Over the past few weeks Wizards of the Coast has single handedly upended the tabletop industry with a leak of their potential Open Gaming License agreement (OGL). The question now is how adversely will it affect smaller companies like Pazio and Kolbold Press? And will it be a huge detriment to even smaller creators who use crowdfunding to fund and distribute content.
What does the new Wizards of the Coast OGL consist of
The leak indicates that OGL 1.1 will make numerous changes, including royalty fees. In addition, a “Tiered Earnings System” and registration requirements will be imposed on creators. It also tries to control how and where you would crowdfund a project.
The “Tiered Earning system” is what has me the most worried about this whole “update”. Wizards of the Coast has broken earnings down into three “tiers” as per the report from io9:
- Initiate Tier. If you have registered at least one Licensed Work but haven’t generated $50,000 or more in total (gross) revenue from OGL: Commercial products in a given year, you are at the Initiate Tier.
- Intermediate Tier. If your Licensed Work(s) have generated more than $50,000 in total revenue in a given year but less than $750,000, you are at the Intermediate Tier.
- Expert Tier. If your Licensed Work(s) have generated at least $750,000 in total revenue in a given year, you are at the Expert Tier.
If you’re in their “Expert Tier” and make $750,000 or more, according to OGL 1.1, you will have to pay between 20-25% of all collected revenue. Now I know you are saying “Well I usually crowdsource my projects and what I made on the project may be over $750,000 but I didn’t actually “make” that much so this won’t affect me.” Well guess again! WotC’s OGL covers that too.
Wizards of the Coast’s new “Preferred Crowdfunding Platform”
OGL 1.1 states the following. “If Your Licensed Work is crowdfunded or sold via any platform other than Kickstarter, You will pay a 25% royalty on Qualifying Revenue…” The OGL also states “if Your Licensed Work is crowdfunded on Kickstarter, Our preferred crowdfunding platform, You will only pay a 20% royalty…”
Kickstarter’s Director of Games Jon Ritter, weighed in on the situation via twitter. “Kickstarter was contacted after WoTC decided to make OGL changes, so we felt the best move was to advocate for creators, which we did. Managed to get lower % plus more being discussed. No hidden benefits / no financial kickbacks for KS. This is their license, not ours, obviously.”
What does it all mean for your content
Let’s say you don’t meet the “Expert Tier” requirements, the OGL will still affect your work and potential bottom line. Wizards of the Coast has added a caveat to the OGL: “You own the new and original content You create. You agree to give Us a nonexclusive, perpetual, irrevocable, worldwide, sub-licensable, royalty-free license to use that content for any purpose.” In other words, once “You” register with WotC and agree to their license they have the right to use any content that you create at no cost to them.

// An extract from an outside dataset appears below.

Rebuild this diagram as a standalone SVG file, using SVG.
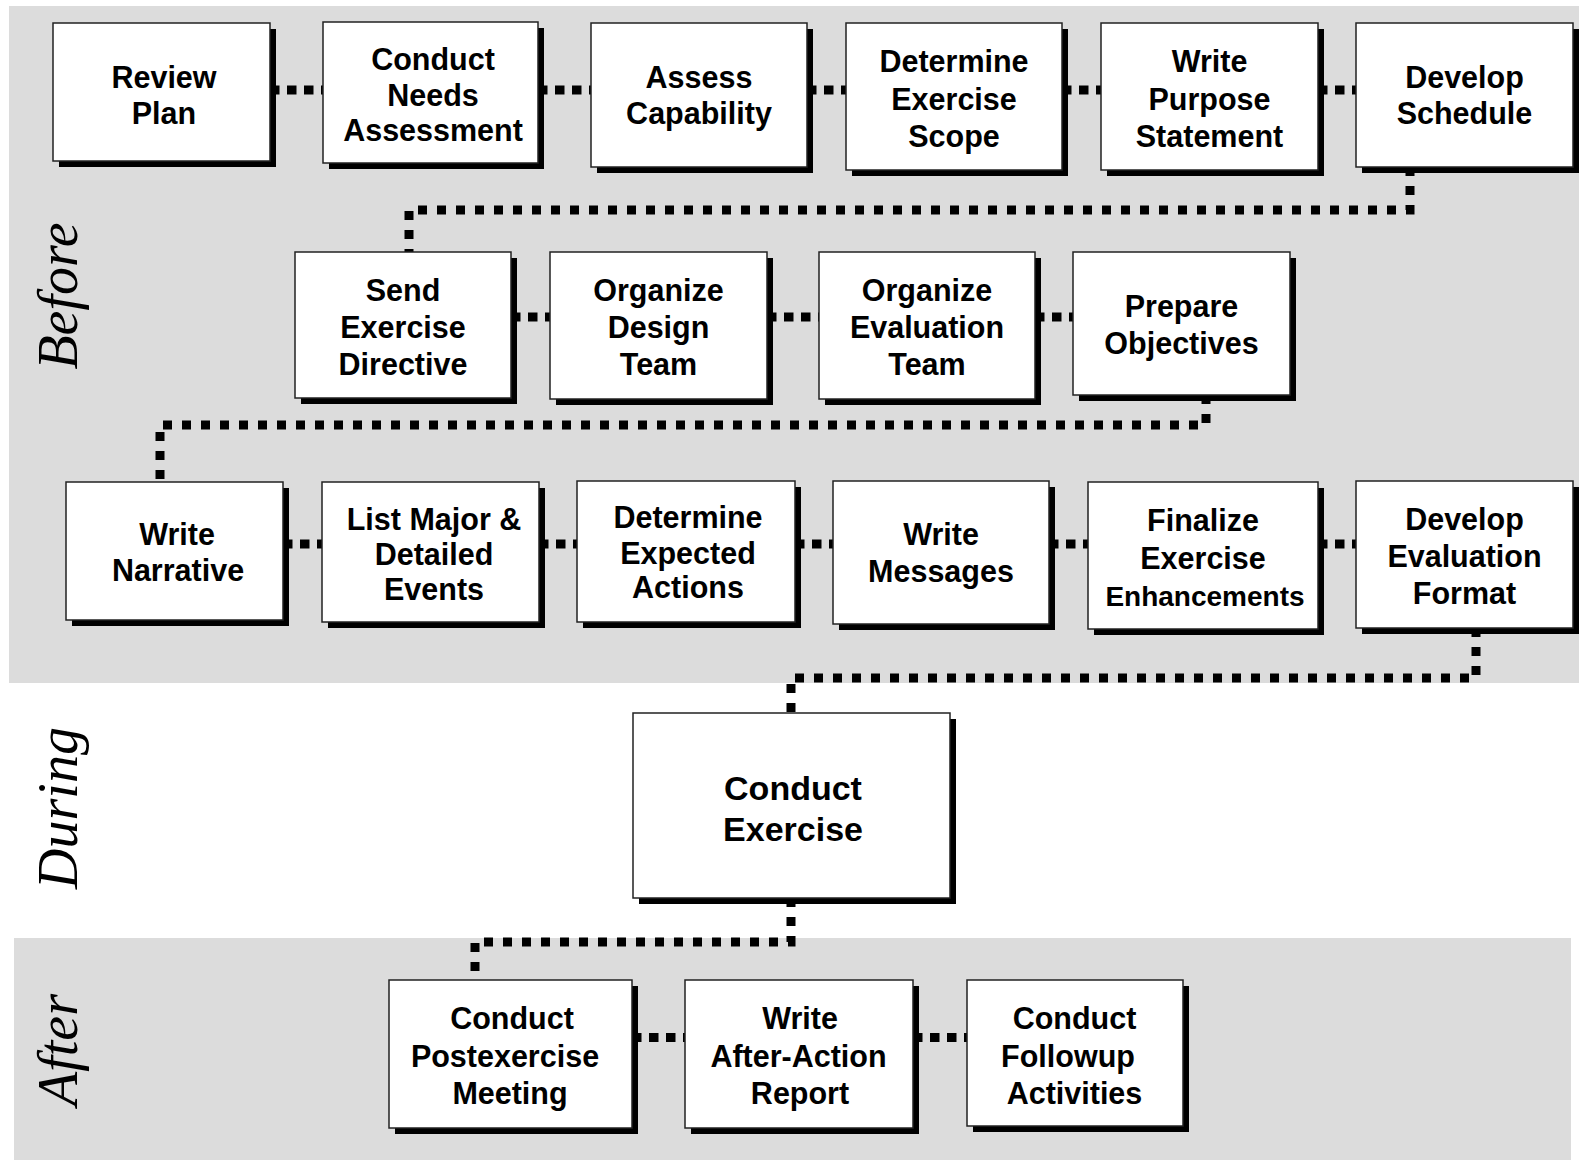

Long story short, the new OGL is not creator friendly. WotC’s CEO Cynthia Williams recently made a statement about D&D as a product. “D&D has never been more popular, and we have really great fans and engagement,” saide Williams. However, she also stated “But the brand is really under monetized.”
With WotC’s OGL monetization update, what’s next for Dungeons and Dragons? I will leave you with this thought. With WotC now owning D&D Beyond, will they begin to include microtransactions? And in two years will WotC begin to try and monetize the other two tiers as well?